### Entries supplied

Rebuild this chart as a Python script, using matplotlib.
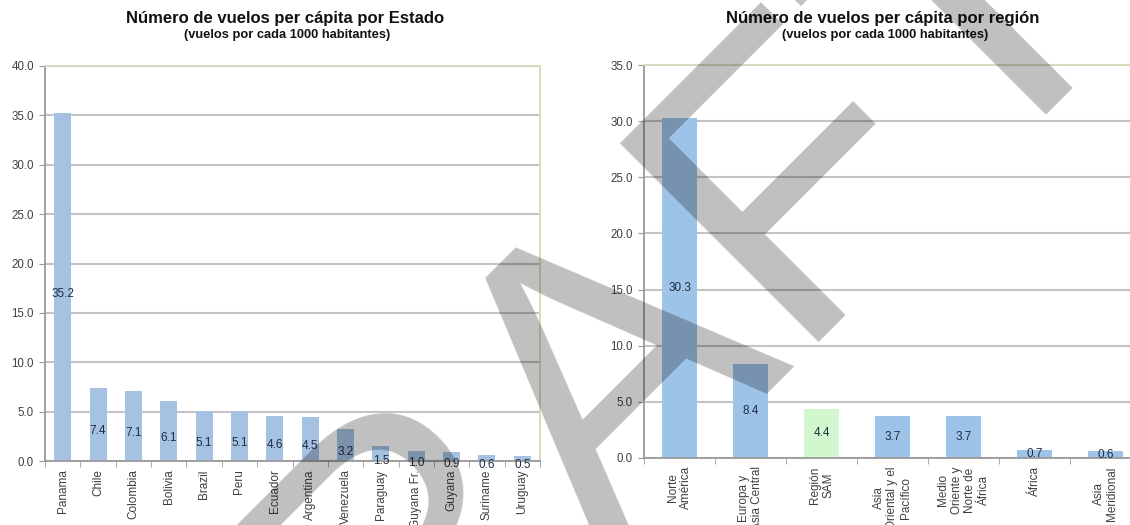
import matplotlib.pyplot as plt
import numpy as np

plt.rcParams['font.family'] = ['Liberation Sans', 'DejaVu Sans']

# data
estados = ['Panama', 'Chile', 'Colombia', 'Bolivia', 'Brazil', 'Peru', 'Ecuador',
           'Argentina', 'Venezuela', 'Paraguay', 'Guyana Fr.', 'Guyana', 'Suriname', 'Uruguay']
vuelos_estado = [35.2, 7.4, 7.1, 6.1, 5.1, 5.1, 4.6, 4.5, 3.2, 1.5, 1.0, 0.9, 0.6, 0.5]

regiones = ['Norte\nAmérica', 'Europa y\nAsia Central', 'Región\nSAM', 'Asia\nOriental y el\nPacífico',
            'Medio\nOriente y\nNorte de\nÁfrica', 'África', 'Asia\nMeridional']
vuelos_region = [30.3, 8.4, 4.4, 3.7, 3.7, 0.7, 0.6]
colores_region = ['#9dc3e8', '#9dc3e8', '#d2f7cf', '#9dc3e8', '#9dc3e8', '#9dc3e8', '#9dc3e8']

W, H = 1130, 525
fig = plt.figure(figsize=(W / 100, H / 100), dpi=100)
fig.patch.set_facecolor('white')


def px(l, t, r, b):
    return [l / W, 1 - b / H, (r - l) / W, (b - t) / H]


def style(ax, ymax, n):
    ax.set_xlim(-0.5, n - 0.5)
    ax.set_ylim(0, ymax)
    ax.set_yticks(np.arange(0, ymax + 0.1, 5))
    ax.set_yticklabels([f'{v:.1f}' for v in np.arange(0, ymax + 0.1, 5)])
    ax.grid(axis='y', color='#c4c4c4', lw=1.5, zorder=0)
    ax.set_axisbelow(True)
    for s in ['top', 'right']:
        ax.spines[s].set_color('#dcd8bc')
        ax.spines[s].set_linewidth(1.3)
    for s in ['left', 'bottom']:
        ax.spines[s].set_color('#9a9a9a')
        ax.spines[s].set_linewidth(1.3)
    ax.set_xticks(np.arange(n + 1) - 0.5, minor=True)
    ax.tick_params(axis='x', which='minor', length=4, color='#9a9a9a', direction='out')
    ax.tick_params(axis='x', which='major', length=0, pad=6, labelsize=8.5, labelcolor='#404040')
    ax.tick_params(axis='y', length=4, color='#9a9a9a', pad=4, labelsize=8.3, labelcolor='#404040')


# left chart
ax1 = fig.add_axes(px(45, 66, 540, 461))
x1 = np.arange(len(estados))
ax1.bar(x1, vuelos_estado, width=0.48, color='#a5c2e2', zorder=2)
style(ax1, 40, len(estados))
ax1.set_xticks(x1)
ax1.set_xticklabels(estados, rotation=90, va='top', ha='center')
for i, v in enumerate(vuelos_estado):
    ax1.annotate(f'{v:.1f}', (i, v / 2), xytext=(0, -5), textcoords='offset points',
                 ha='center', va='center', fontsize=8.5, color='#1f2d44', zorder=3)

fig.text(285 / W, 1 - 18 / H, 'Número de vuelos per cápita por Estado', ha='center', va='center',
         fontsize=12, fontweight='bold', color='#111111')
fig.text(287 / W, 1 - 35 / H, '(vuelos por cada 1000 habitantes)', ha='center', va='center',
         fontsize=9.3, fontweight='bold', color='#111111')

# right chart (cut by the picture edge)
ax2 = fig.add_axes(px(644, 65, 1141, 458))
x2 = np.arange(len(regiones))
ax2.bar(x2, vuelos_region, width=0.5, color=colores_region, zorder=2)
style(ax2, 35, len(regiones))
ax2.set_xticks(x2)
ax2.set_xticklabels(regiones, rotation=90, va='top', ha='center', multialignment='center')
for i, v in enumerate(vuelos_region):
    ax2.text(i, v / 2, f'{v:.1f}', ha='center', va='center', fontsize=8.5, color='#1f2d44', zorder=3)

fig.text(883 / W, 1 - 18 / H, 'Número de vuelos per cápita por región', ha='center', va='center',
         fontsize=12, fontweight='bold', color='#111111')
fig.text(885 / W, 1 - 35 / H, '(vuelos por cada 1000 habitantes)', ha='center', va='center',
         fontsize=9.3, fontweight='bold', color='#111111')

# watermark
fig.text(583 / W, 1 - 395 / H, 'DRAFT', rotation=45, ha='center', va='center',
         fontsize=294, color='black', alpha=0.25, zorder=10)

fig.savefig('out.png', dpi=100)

######
### Entries supplied

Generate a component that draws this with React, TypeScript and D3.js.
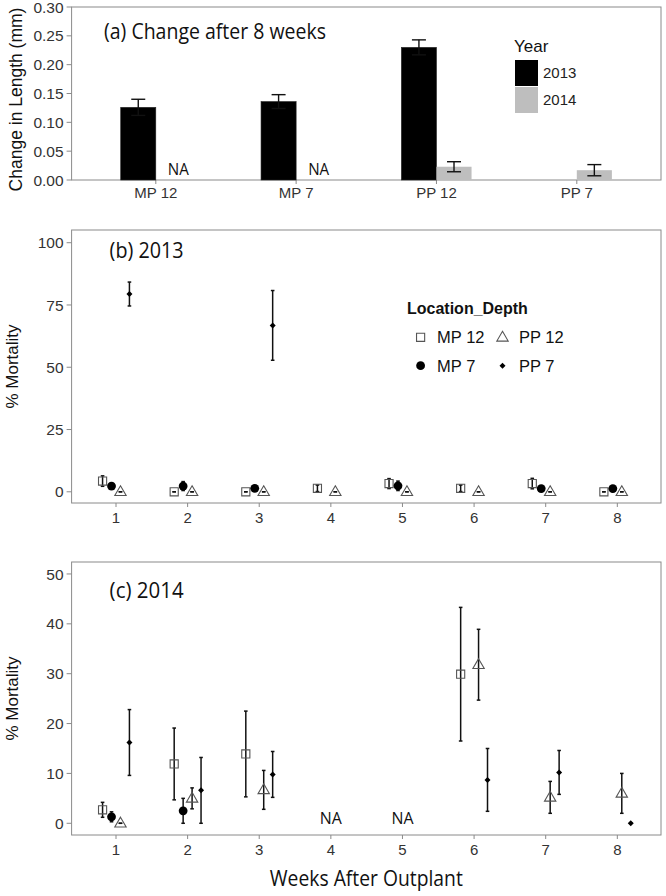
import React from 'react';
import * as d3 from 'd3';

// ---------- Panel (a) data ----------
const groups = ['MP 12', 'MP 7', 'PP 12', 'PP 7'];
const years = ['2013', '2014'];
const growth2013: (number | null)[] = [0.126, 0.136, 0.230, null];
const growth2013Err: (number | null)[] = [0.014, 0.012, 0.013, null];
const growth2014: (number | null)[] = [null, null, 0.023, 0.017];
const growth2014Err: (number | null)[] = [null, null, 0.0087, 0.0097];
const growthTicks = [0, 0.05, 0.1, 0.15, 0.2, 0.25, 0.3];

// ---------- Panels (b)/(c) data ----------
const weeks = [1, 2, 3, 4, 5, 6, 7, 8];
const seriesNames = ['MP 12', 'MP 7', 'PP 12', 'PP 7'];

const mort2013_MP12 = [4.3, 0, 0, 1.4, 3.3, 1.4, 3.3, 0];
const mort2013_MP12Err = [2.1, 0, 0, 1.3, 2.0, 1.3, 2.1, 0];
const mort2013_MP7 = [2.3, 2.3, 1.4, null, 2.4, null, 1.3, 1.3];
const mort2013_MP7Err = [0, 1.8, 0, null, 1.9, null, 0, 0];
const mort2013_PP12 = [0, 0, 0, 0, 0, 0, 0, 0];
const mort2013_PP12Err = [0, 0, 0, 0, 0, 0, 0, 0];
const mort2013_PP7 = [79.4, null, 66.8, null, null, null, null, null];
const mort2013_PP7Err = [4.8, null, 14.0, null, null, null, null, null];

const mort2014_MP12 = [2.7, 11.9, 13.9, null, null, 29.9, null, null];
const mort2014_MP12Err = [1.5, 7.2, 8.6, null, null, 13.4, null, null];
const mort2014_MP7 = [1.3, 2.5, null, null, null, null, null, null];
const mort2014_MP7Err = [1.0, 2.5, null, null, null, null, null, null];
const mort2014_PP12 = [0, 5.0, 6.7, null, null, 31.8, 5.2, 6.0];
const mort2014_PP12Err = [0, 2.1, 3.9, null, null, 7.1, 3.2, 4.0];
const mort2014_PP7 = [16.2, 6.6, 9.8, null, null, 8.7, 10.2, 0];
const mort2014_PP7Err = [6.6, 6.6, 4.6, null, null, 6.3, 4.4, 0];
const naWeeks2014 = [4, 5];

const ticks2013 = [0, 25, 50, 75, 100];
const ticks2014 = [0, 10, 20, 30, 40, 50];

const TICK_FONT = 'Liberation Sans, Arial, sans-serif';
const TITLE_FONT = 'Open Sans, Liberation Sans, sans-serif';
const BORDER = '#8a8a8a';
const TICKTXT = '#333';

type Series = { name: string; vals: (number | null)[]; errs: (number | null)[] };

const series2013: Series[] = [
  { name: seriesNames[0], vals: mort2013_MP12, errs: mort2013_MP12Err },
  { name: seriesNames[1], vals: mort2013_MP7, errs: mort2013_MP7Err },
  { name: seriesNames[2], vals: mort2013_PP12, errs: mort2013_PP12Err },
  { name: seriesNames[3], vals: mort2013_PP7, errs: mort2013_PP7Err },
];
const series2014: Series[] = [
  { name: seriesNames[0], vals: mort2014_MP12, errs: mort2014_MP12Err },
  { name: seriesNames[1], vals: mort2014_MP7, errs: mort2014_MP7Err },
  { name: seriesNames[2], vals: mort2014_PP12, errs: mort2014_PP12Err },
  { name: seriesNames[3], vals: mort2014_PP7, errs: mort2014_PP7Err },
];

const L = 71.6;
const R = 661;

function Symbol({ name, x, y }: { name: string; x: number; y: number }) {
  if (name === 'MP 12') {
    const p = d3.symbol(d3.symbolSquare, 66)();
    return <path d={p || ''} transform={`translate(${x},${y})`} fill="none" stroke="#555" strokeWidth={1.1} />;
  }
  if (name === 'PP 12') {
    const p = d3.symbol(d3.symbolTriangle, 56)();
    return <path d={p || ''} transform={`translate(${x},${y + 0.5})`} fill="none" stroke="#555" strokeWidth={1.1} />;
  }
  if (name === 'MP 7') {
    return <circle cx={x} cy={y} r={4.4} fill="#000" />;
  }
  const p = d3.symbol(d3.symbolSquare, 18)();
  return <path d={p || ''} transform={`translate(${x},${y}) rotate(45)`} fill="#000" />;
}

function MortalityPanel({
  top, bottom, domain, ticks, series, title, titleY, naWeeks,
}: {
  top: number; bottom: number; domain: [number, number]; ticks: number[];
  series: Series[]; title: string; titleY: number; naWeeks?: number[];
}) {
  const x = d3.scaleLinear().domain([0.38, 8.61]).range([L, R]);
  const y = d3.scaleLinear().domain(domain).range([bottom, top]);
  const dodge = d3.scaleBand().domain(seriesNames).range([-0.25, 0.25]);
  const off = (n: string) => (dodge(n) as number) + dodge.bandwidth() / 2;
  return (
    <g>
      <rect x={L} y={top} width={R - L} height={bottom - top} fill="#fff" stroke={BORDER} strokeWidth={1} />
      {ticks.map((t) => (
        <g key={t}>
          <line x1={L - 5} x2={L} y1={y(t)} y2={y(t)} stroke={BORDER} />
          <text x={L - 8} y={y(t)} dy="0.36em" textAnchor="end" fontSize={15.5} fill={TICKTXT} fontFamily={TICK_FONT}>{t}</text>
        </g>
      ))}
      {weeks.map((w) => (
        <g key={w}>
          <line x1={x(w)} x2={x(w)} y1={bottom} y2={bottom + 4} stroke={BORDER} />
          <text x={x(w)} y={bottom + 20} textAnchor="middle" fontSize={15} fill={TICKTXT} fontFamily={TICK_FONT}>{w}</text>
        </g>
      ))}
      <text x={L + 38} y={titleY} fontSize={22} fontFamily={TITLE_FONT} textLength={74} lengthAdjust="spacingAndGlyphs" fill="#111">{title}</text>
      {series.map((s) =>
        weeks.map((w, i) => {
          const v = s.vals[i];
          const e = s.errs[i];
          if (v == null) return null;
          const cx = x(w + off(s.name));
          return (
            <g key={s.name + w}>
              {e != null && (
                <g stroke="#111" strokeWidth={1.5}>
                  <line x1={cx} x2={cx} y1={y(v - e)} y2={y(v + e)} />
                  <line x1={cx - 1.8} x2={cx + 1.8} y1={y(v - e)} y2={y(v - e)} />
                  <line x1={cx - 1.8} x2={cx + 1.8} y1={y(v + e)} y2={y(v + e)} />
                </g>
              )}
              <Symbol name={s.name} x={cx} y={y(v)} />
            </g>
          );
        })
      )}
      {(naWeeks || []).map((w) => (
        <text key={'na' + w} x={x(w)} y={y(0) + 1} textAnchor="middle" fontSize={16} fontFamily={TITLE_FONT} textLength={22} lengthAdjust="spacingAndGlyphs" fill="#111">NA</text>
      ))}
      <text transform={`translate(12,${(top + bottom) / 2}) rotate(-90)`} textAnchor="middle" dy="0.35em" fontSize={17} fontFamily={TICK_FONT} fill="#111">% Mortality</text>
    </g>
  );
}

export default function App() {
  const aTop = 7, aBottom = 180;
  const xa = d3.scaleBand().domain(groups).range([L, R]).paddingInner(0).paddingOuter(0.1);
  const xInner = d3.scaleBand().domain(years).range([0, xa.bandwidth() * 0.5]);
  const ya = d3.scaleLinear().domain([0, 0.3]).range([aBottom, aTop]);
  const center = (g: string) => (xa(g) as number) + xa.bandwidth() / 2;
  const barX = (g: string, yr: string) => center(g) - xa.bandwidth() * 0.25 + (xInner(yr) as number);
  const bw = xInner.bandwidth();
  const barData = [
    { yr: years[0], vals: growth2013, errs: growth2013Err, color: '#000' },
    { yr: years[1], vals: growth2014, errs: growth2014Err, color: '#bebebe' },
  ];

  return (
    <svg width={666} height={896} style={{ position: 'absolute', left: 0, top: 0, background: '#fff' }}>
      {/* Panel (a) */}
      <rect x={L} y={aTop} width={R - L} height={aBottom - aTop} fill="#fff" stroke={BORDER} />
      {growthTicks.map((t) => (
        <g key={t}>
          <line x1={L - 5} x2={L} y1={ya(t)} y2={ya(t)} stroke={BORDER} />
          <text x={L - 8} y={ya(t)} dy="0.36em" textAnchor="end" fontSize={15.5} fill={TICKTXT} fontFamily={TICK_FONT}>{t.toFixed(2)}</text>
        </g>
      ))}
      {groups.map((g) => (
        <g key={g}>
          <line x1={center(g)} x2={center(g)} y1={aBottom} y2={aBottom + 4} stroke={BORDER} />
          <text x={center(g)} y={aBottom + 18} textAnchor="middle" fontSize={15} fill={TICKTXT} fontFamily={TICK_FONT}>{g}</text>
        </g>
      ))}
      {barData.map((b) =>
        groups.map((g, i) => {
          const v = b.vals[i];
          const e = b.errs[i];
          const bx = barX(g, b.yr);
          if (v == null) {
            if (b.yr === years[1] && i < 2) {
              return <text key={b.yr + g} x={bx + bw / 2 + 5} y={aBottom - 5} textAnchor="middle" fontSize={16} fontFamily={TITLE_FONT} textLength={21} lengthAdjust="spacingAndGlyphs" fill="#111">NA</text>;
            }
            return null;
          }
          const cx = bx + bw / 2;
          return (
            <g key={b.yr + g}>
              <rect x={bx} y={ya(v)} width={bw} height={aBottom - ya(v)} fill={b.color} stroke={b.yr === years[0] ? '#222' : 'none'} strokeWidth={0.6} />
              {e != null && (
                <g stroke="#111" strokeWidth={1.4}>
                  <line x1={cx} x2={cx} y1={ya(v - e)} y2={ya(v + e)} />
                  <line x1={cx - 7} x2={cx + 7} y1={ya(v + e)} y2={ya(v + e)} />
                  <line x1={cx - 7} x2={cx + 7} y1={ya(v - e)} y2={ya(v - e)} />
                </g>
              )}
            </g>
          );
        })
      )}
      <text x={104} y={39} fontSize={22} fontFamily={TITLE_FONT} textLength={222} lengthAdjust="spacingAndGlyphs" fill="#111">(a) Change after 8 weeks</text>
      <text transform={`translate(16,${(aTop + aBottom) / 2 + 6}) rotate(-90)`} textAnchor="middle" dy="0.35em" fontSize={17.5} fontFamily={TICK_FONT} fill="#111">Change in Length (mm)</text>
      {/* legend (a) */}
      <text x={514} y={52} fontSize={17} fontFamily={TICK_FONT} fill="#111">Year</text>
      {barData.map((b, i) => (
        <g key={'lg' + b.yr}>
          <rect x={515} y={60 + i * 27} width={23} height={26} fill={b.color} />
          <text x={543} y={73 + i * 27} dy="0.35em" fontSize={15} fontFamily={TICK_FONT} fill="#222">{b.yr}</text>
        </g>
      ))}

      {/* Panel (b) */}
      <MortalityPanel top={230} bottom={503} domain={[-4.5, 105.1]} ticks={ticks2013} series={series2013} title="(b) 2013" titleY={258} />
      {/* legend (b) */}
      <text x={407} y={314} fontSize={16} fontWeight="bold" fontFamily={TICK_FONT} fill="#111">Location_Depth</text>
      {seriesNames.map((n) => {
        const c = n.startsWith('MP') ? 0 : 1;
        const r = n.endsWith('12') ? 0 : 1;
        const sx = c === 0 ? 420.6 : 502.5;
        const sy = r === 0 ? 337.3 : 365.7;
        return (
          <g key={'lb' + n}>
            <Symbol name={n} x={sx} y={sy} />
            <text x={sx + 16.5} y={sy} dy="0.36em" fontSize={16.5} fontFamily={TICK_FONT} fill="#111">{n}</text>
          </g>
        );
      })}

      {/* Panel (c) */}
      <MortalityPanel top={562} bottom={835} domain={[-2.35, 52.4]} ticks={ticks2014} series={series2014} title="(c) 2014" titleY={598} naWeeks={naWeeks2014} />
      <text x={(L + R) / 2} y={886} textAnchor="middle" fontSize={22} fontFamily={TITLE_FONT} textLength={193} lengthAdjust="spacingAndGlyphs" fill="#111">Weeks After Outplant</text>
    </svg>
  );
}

######
### Entries supplied

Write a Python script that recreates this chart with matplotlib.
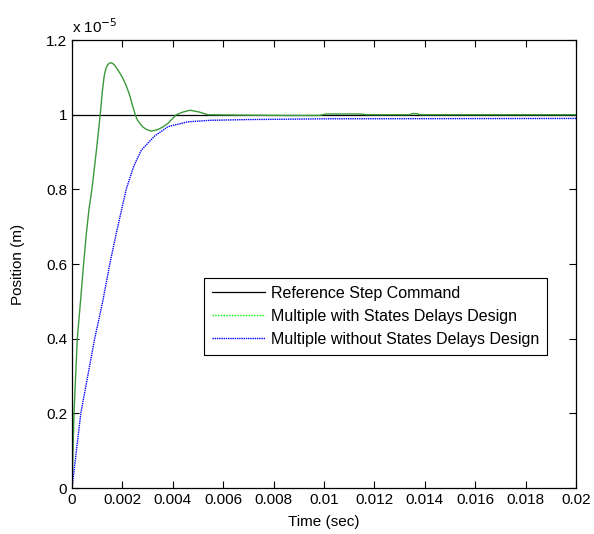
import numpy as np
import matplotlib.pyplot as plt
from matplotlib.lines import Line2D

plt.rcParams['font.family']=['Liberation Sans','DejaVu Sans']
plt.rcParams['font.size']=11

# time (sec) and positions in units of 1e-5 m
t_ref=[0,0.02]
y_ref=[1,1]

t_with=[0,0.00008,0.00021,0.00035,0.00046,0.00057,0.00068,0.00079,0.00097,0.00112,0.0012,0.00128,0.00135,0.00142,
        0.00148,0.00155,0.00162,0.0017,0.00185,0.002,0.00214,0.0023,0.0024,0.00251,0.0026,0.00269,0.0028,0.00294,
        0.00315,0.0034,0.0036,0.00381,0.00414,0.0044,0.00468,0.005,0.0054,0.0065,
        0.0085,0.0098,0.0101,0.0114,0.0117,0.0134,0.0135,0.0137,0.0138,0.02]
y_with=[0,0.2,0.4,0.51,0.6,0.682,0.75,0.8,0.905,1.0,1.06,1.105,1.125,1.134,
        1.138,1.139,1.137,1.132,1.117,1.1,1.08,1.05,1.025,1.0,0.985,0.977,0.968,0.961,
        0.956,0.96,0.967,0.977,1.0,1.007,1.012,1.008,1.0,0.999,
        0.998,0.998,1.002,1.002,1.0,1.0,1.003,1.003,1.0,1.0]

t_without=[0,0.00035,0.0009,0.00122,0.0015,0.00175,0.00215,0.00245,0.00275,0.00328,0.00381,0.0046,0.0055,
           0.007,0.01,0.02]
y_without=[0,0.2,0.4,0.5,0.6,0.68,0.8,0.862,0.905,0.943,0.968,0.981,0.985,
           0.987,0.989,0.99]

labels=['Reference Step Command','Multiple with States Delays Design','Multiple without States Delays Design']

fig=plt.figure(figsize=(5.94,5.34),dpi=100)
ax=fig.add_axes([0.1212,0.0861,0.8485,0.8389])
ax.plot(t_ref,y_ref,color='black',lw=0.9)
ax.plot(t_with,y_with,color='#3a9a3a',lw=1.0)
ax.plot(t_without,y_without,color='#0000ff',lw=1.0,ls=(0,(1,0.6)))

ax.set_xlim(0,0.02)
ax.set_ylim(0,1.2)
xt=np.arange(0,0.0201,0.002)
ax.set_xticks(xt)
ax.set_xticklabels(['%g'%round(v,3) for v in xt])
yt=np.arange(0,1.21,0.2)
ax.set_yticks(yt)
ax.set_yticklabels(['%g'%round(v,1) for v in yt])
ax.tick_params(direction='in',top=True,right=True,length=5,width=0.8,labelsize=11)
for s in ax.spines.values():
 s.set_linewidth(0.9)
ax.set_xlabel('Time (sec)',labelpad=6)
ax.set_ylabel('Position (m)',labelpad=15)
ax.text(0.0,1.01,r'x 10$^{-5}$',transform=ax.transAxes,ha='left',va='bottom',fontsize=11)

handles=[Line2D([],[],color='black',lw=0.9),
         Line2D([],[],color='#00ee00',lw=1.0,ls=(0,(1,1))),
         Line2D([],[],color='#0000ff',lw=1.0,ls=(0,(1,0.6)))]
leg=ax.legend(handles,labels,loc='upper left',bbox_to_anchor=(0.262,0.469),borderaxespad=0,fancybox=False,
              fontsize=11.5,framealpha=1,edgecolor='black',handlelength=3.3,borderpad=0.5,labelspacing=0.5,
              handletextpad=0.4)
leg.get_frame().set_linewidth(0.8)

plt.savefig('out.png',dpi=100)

######

* What is required
Leave the pictures out, then copy word for word only the lines from the one containing "Rebuild this chart" through the one containing "plt.rcParams['font.family'] = ['Liberation", both included.

* Answer to the exercise
Rebuild this chart as a Python script, using matplotlib.
import matplotlib.pyplot as plt
import numpy as np

plt.rcParams['font.family'] = ['Liberation Sans', 'DejaVu Sans']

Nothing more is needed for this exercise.